One major problem in machine learning is over fitting, meaning prediction accuracy of a model can decrease if it is fed with new data from other sources than it was originally trained on. Therefore, we tested our model with both heterogenous and relatively homogenous MRI sets, using both MRIs performed at our centre and externally. It is known, that heterogeneity of MRI data can reduce the model quality36, however, in our cohort, the model performed well with both heterogenous and homogenous MRI data after the data were appropriately pre-processed. Pre-processing is an important step before a radiomic analysis, as it allows normalization of radiomic features and reduces heterogeneity37. Nevertheless, the radiomic approach resulted in significantly higher predictive accuracy for both CNS WHO grade and tumour recurrence than radiologic assessment or the semantic score. This indicates that integration of certain aspects of such analysis into daily routine may be promising with regard to preoperative planning. It could be argued that the preoperative determination of the CNS WHO grade does not provide any additional information in patients undergoing surgery, as a histopathological examination would be performed anyway. Moreover, some of CNS WHO grade 2 meningiomas do not relapse at all, but tendentially as a group are associated with more relapses in comparison to grade 1 tumours. We therefore chose the CNS WHO grading as one of the criteria for tumour aggressiveness. Preoperative determination of aggressiveness based on diagnostic imaging would provide an attractive opportunity to adjust the treatment strategy, for example opting for “watch and wait” in the case of non-aggressive meningiomas or for aggressive resection followed by adjuvant radiotherapy in the case of aggressive tumours. This might also have impact on the surgical procedure, e.g. when resecting a falcine meningioma, it might encourage the surgeon to take extra time and resect the dural attachment to achieve Simpson Grade 1 resection instead of coagulating the dural attachment only.

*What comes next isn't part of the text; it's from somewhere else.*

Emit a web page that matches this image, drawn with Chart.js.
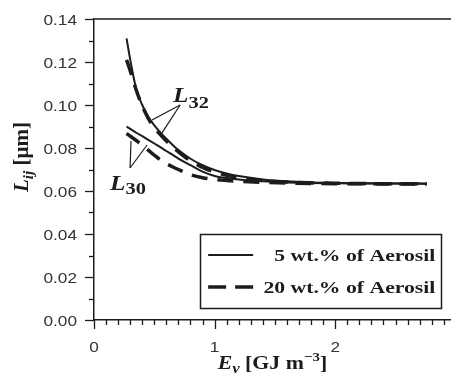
<!DOCTYPE html>
<html>
<head>
<meta charset="utf-8">
<script src="https://cdn.jsdelivr.net/npm/chart.js@4/dist/chart.umd.min.js"></script>
<style>
  html, body { margin: 0; padding: 0; background: #fff; }
</style>
</head>
<body>
<canvas id="myChart" width="451" height="374"></canvas>
<script>
// E_v values [GJ m^-3]
const energy = [0.27, 0.30, 0.35, 0.40, 0.45, 0.50, 0.55, 0.60, 0.65, 0.70, 0.80, 0.90,
  1.00, 1.10, 1.20, 1.40, 1.60, 1.80, 2.00, 2.20, 2.40, 2.60, 2.76];

// L32, 5 wt.% (solid)
const l32Aero5 = [0.1310, 0.1212, 0.1075, 0.1000, 0.0945, 0.0905, 0.0873, 0.0843, 0.0815, 0.0790,
  0.0750, 0.0720, 0.0698, 0.0682, 0.0670, 0.0654, 0.0645, 0.0640, 0.0637, 0.0636, 0.0635, 0.0635, 0.0634];
// L32, 20 wt.% (dashed)
const l32Aero20 = [0.1210, 0.1160, 0.1070, 0.0995, 0.0938, 0.0895, 0.0862, 0.0832, 0.0806, 0.0782,
  0.0740, 0.0710, 0.0688, 0.0673, 0.0662, 0.0649, 0.0642, 0.0638, 0.0636, 0.0635, 0.0634, 0.0634, 0.0633];
// L30, 5 wt.% (solid)
const l30Aero5 = [0.0899, 0.0889, 0.0871, 0.0855, 0.0838, 0.0821, 0.0804, 0.0786, 0.0769, 0.0751,
  0.0720, 0.0690, 0.0670, 0.0660, 0.0653, 0.0645, 0.0640, 0.0637, 0.0636, 0.0635, 0.0635, 0.0634, 0.0634];
// L30, 20 wt.% (dashed)
const l30Aero20 = [0.0868, 0.0855, 0.0835, 0.0813, 0.0790, 0.0767, 0.0745, 0.0727, 0.0713, 0.0700,
  0.0676, 0.0662, 0.0654, 0.0649, 0.0645, 0.0640, 0.0637, 0.0635, 0.0634, 0.0634, 0.0633, 0.0633, 0.0633];

const xTicks = [0, 1, 2];
const xTickLabels = ['0', '1', '2'];
const yTicks = [0, 0.02, 0.04, 0.06, 0.08, 0.10, 0.12, 0.14];
const yTickLabels = ['0.00', '0.02', '0.04', '0.06', '0.08', '0.10', '0.12', '0.14'];
const legendLabels = ['5 wt.% of Aerosil', '20 wt.% of Aerosil'];

// label anchors in data units: [x, y]
const l32Label = [0.656, 0.1014];
const l32Leaders = [[0.714, 0.1000], [0.481, 0.0930], [0.564, 0.0870]];
const l30Label = [0.133, 0.0605];
const l30Leaders = [[0.299, 0.0707], [0.307, 0.0833], [0.440, 0.0814]];

const INK = '#1c1c1c';
const SERIF = '"Liberation Serif", "Times New Roman", serif';
const SANS = '"Liberation Sans", Arial, sans-serif';
const STRETCH = 1.2;

const toXY = (ys) => ys.map((y, i) => ({ x: energy[i], y: y }));

// draws text made of pieces [text, font, dy], stretched horizontally
function richText(ctx, parts, x, y, align, sx) {
  ctx.save();
  let w = 0;
  parts.forEach(p => { ctx.font = p[1]; w += ctx.measureText(p[0]).width; });
  ctx.translate(x, y);
  ctx.scale(sx, 1);
  let cx = align === 'right' ? -w : (align === 'center' ? -w / 2 : 0);
  ctx.textBaseline = 'alphabetic';
  ctx.textAlign = 'left';
  parts.forEach(p => {
    ctx.font = p[1];
    ctx.fillText(p[0], cx, p[2] || 0);
    cx += ctx.measureText(p[0]).width;
  });
  ctx.restore();
}

const decorPlugin = {
  id: 'decor',
  afterDraw(chart) {
    const ctx = chart.ctx;
    const xs = chart.scales.x, ys = chart.scales.y;
    const area = chart.chartArea;
    ctx.save();
    ctx.strokeStyle = INK;
    ctx.fillStyle = INK;
    ctx.lineWidth = 1.5;

    // top frame line
    ctx.beginPath();
    ctx.moveTo(area.left, area.top);
    ctx.lineTo(area.right, area.top);
    ctx.stroke();

    // x ticks (every 0.1, major at integers)
    ctx.lineWidth = 1.3;
    for (let i = 0; i <= 29; i++) {
      const px = Math.round(xs.getPixelForValue(i / 10)) + 0.5;
      const len = i % 10 === 0 ? 9 : 5;
      ctx.beginPath();
      ctx.moveTo(px, area.bottom);
      ctx.lineTo(px, area.bottom + len);
      ctx.stroke();
    }
    // y ticks (every 0.01, major every 0.02)
    for (let i = 0; i <= 14; i++) {
      const py = Math.round(ys.getPixelForValue(i / 100)) + 0.5;
      const len = i % 2 === 0 ? 9 : 5;
      ctx.beginPath();
      ctx.moveTo(area.left - len, py);
      ctx.lineTo(area.left, py);
      ctx.stroke();
    }

    // tick labels
    ctx.fillStyle = '#333';
    xTicks.forEach((v, i) => {
      richText(ctx, [[xTickLabels[i], '15px ' + SANS, 0]], xs.getPixelForValue(v), area.bottom + 32, 'center', 1.15);
    });
    yTicks.forEach((v, i) => {
      richText(ctx, [[yTickLabels[i], '15px ' + SANS, 0]], area.left - 17, ys.getPixelForValue(v) + 5.5, 'right', 1.15);
    });
    ctx.fillStyle = INK;

    // leader lines
    ctx.lineWidth = 1.2;
    [l32Leaders, l30Leaders].forEach(ld => {
      const ax = xs.getPixelForValue(ld[0][0]), ay = ys.getPixelForValue(ld[0][1]);
      for (let k = 1; k < ld.length; k++) {
        ctx.beginPath();
        ctx.moveTo(ax, ay);
        ctx.lineTo(xs.getPixelForValue(ld[k][0]), ys.getPixelForValue(ld[k][1]));
        ctx.stroke();
      }
    });

    // curve labels
    richText(ctx, [['L', 'bold italic 21px ' + SERIF, 0], ['32', 'bold 17px ' + SERIF, 6]],
      xs.getPixelForValue(l32Label[0]), ys.getPixelForValue(l32Label[1]), 'left', STRETCH);
    richText(ctx, [['L', 'bold italic 21px ' + SERIF, 0], ['30', 'bold 17px ' + SERIF, 4]],
      xs.getPixelForValue(l30Label[0]), ys.getPixelForValue(l30Label[1]), 'left', STRETCH);

    // legend box
    const lx = xs.getPixelForValue(0.88), rx = xs.getPixelForValue(2.88);
    const ty = ys.getPixelForValue(0.040), by = ys.getPixelForValue(0.0057);
    ctx.lineWidth = 1.5;
    ctx.strokeRect(Math.round(lx) + 0.5, Math.round(ty) + 0.5, Math.round(rx - lx), Math.round(by - ty));
    const rowY = [ys.getPixelForValue(0.0302), ys.getPixelForValue(0.0153)];
    const lineX0 = lx + 8, lineX1 = lx + 53;
    ctx.beginPath();
    ctx.lineWidth = 2;
    ctx.moveTo(lineX0, rowY[0]);
    ctx.lineTo(lineX1, rowY[0]);
    ctx.stroke();
    ctx.beginPath();
    ctx.lineWidth = 3.5;
    ctx.setLineDash([18, 9]);
    ctx.moveTo(lineX0, rowY[1]);
    ctx.lineTo(lineX1, rowY[1]);
    ctx.stroke();
    ctx.setLineDash([]);
    legendLabels.forEach((t, i) => {
      richText(ctx, [[t, 'bold 17.5px ' + SERIF, 0]], rx - 6, rowY[i] + 6, 'right', 1.24);
    });

    // x title
    const xc = (area.left + area.right) / 2;
    richText(ctx, [
      ['E', 'bold italic 19px ' + SERIF, 0],
      ['v', 'bold italic 14px ' + SERIF, 4],
      [' [GJ m', 'bold 19px ' + SERIF, 0],
      ['\u22123', 'bold 13px ' + SERIF, -8],
      [']', 'bold 19px ' + SERIF, 0]
    ], xc, 369, 'center', 1.15);

    // y title (rotated)
    ctx.save();
    ctx.translate(28, 157);
    ctx.rotate(-Math.PI / 2);
    richText(ctx, [
      ['L', 'bold italic 21px ' + SERIF, 0],
      ['ij', 'bold italic 15px ' + SERIF, 5],
      [' [\u00b5m]', 'bold 21px ' + SERIF, 0]
    ], 0, 0, 'center', 1);
    ctx.restore();

    ctx.restore();
  }
};

const solidStyle = { borderColor: INK, borderWidth: 2, pointRadius: 0, fill: false, cubicInterpolationMode: 'monotone' };
const dashStyle = { borderColor: INK, borderWidth: 3.5, borderDash: [16, 10], pointRadius: 0, fill: false, cubicInterpolationMode: 'monotone' };

new Chart(document.getElementById('myChart'), {
  type: 'line',
  data: {
    datasets: [
      Object.assign({ label: 'L32 5 wt.%', data: toXY(l32Aero5) }, solidStyle),
      Object.assign({ label: 'L30 5 wt.%', data: toXY(l30Aero5) }, solidStyle),
      Object.assign({ label: 'L32 20 wt.%', data: toXY(l32Aero20) }, dashStyle),
      Object.assign({ label: 'L30 20 wt.%', data: toXY(l30Aero20) }, dashStyle)
    ]
  },
  options: {
    responsive: false,
    animation: false,
    devicePixelRatio: 1,
    layout: { padding: { top: 19, right: 0, left: 0, bottom: 0 } },
    plugins: { legend: { display: false }, tooltip: { enabled: false } },
    scales: {
      x: {
        type: 'linear',
        min: 0,
        max: 2.96,
        grid: { display: false, drawTicks: false },
        border: { display: true, color: INK, width: 1.5 },
        ticks: { display: false },
        afterFit: (s) => { s.height = 54; }
      },
      y: {
        min: 0,
        max: 0.14,
        grid: { display: false, drawTicks: false },
        border: { display: true, color: INK, width: 1.5 },
        ticks: { display: false },
        afterFit: (s) => { s.width = 94; }
      }
    }
  },
  plugins: [decorPlugin]
});
</script>
</body>
</html>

Besides, integration of radiologic, radiomic and histopahtological factors could help to identify patients most likely to experience early tumour relapse. This might help e.g. to stratify patients according to their risk of tumour recurrence into groups and to obtain more or less frequent follow-up MRI scans.

Limitations

This study has several limitations. First, it is a retrospective study of a single-centre, without an external validation set. Therefore, the results should be verified with an external cohort. In some cases, only limited histopathologic or clinical data were available. Numerous radiomic features as predictors in small samples may lead to over fitting and false-positive findings38,39. Methods for dimensionality reduction, such as random projection algorithms, feature selection using unsupervised methods such as principle component analysis may reduce model overfitting40. Although our dataset had a relatively large number of cases in total the number of CNS WHO grade 2 cases (n = 48) and especially tumour recurrences (n = 19) was low. Splitting data into train and test set is crucial in machine learning to avoid overfitting. However in small datasets this may lead to even smaller test sets. Recognizing this as a limitation, we decided as a trade-off to overcome this issue to perform feature selection first in the whole cohort and then split the data for training the classifiers. Feature selection was done using logistic regression with L1 (LASSO) regularization to at least reduce overfitting issues here.

As mentioned the number of CNS WHO grade 3 meningeomas is known to be rare but their detection in advance solely from radiomic markers would be particularly important for further clinical management. Due to the small number in our data set, these were not evaluated and synthetic data augmentation approaches (e.g. SMOTE approach) were deliberately avoided. Their reliable detection requires multi-center data with more patients.

Conclusions

Radiomic analysis is a promising tool for preoperative identification of aggressive and atypical intracranial meningiomas and could become a useful tool in the future for therapeutic strategies, clinical decision making, and patient counselling.